What inspired composer and pianist Johannes Brahms to write great music? And was he preserving the past, or making way for the future? As WRTI’s Susan Lewis reports, pianist OrliShaham has been exploring these questions, showcasing music by Brahms and composers who came before and after.
Radio script:
Susan Lewis: Orli Shaham is passionate about the music of Brahms.
Orli Shaham: I think Brahms' music just cuts through everything and touches you directly on your soul.
SL: Curious about how great music comes into being, Shaham has put together a CD looking at Brahms’ late solo piano pieces and works of composers he knew, including Bach, Schubert, Schumann, and Chopin.
OS: A lot of times we forget about Brahms’ love for Chopin, because they had a very different approach to emotion. Chopin is right out there – heart on sleeve. And Brahms is always just bubbling beneath the surface somewhere. But Brahms, in his Romance for Piano, Op. 118 no. 5 – there’s a middle section, which takes its whole premise from Chopin’s Berceuse.
SL: Shaham also includes a new piece by Brett Dean, and work she commissioned from Avner Dorman and Bruce Adolphe, who wrote, My Inner Brahms.

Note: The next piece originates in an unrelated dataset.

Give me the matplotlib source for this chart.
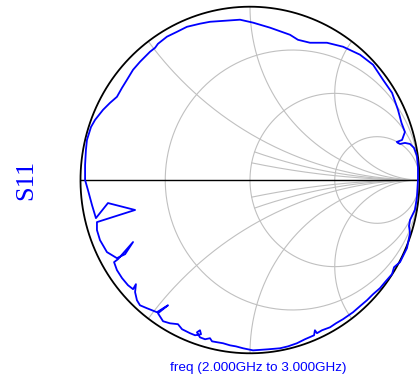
import numpy as np
import matplotlib.pyplot as plt

# S11 reflection coefficient, 2.000 GHz -> 3.000 GHz (real / imag parts)
s11_re = [0.873, 0.885, 0.914, 0.944, 0.968, 0.985, 0.991, 0.991, 0.985, 0.973,
          0.944, 0.938, 0.944, 0.926, 0.885, 0.850, 0.838, 0.796, 0.767, 0.726,
          0.690, 0.649, 0.608, 0.549, 0.507, 0.472, 0.425, 0.395, 0.383, 0.378,
          0.324, 0.277, 0.224, 0.177, 0.106, 0.018, -0.041, -0.083, -0.118, -0.159,
          -0.195, -0.224, -0.236, -0.265, -0.295, -0.313, -0.295, -0.289, -0.324, -0.354,
          -0.401, -0.425, -0.472, -0.513, -0.543, -0.484, -0.549, -0.608, -0.649, -0.667,
          -0.678, -0.673, -0.690, -0.720, -0.755, -0.785, -0.802, -0.779, -0.690, -0.737,
          -0.785, -0.844, -0.885, -0.903, -0.903, -0.678, -0.838, -0.909, -0.932, -0.956,
          -0.973, -0.973, -0.968, -0.962, -0.938, -0.914, -0.867, -0.826, -0.785, -0.755,
          -0.726, -0.690, -0.649, -0.590, -0.560, -0.543, -0.490, -0.431, -0.372, -0.295,
          -0.236, -0.147, -0.059, 0.018, 0.118, 0.236, 0.283, 0.354, 0.454, 0.549,
          0.649, 0.726, 0.785, 0.838, 0.873, 0.894, 0.914, 0.897, 0.867]
s11_im = [0.214, 0.208, 0.214, 0.208, 0.185, 0.139, 0.075, 0.000, -0.098, -0.173,
          -0.231, -0.266, -0.306, -0.393, -0.474, -0.503, -0.543, -0.590, -0.624, -0.659,
          -0.694, -0.728, -0.763, -0.803, -0.827, -0.850, -0.867, -0.884, -0.867, -0.896,
          -0.919, -0.942, -0.960, -0.971, -0.977, -0.983, -0.971, -0.960, -0.954, -0.942,
          -0.936, -0.931, -0.913, -0.919, -0.908, -0.879, -0.867, -0.890, -0.896, -0.884,
          -0.861, -0.832, -0.827, -0.815, -0.769, -0.723, -0.763, -0.740, -0.723, -0.694,
          -0.647, -0.601, -0.630, -0.607, -0.566, -0.520, -0.474, -0.457, -0.358, -0.428,
          -0.451, -0.416, -0.347, -0.289, -0.243, -0.173, -0.133, -0.220, -0.145, -0.058,
          0.000, 0.087, 0.173, 0.231, 0.306, 0.347, 0.405, 0.445, 0.480, 0.532,
          0.578, 0.636, 0.682, 0.740, 0.763, 0.786, 0.827, 0.855, 0.884, 0.902,
          0.913, 0.919, 0.925, 0.908, 0.879, 0.838, 0.809, 0.792, 0.792, 0.769,
          0.723, 0.665, 0.578, 0.503, 0.405, 0.329, 0.277, 0.231, 0.220]

r_circles = [1 / 3, 1, 3]
x_arcs = [0.5, 1, 2]
x_short = [0.2, 1 / 3]

blue = "#0000ff"
grey = "#c0c0c0"

fig = plt.figure(figsize=(4.2, 3.83), dpi=100)
ax = fig.add_axes([80.5 / 420, 29.7 / 383, 339 / 420, 346.6 / 383])
ax.set_xlim(-1, 1)
ax.set_ylim(-1, 1)
ax.axis("off")

t = np.linspace(0, 2 * np.pi, 400)

# constant resistance circles
for r in r_circles:
    c, rad = r / (1 + r), 1 / (1 + r)
    ax.plot(c + rad * np.cos(t), rad * np.sin(t), color=grey, lw=0.8)

# constant reactance arcs
def reactance(x, r_from=0.0):
    rr = np.concatenate([np.linspace(r_from, 5, 300), np.logspace(0.7, 4, 200)])
    z = rr + 1j * x
    return (z - 1) / (z + 1)

for x in x_arcs:
    for s in (1, -1):
        g = reactance(s * x)
        ax.plot(g.real, g.imag, color=grey, lw=0.8)
for x in x_short:
    for s in (1, -1):
        g = reactance(s * x, r_from=1.0)
        ax.plot(g.real, g.imag, color=grey, lw=0.8)

ax.plot([-1, 1], [0, 0], color="black", lw=1.0)
ax.plot(np.cos(t), np.sin(t), color="black", lw=1.3, clip_on=False)

ax.plot(s11_re, s11_im, color=blue, lw=1.3, clip_on=False)

fig.text(26 / 420, 1 - 180 / 383, "S11", color=blue, rotation=90,
         family="Liberation Serif", fontsize=19, ha="center", va="center")
fig.text(258 / 420, 1 - 368 / 383, "freq (2.000GHz to 3.000GHz)", color=blue,
         family="Liberation Sans", fontsize=9.7, ha="center", va="center")

fig.savefig("out.png", dpi=100)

OS: The three contemporary composers are so based on Brahms, but so different...
SL: Was Brahms looking back or forward? Both, says Shaham.
OS: He was involved in making sure that everything that came before, lived in his music. And yet the way he put it together - the worlds he was opening up - stylistically were very much looking to the future.
SL: Orli Shaham’s new CD set, Brahms Inspired, will be out in early June, 2015.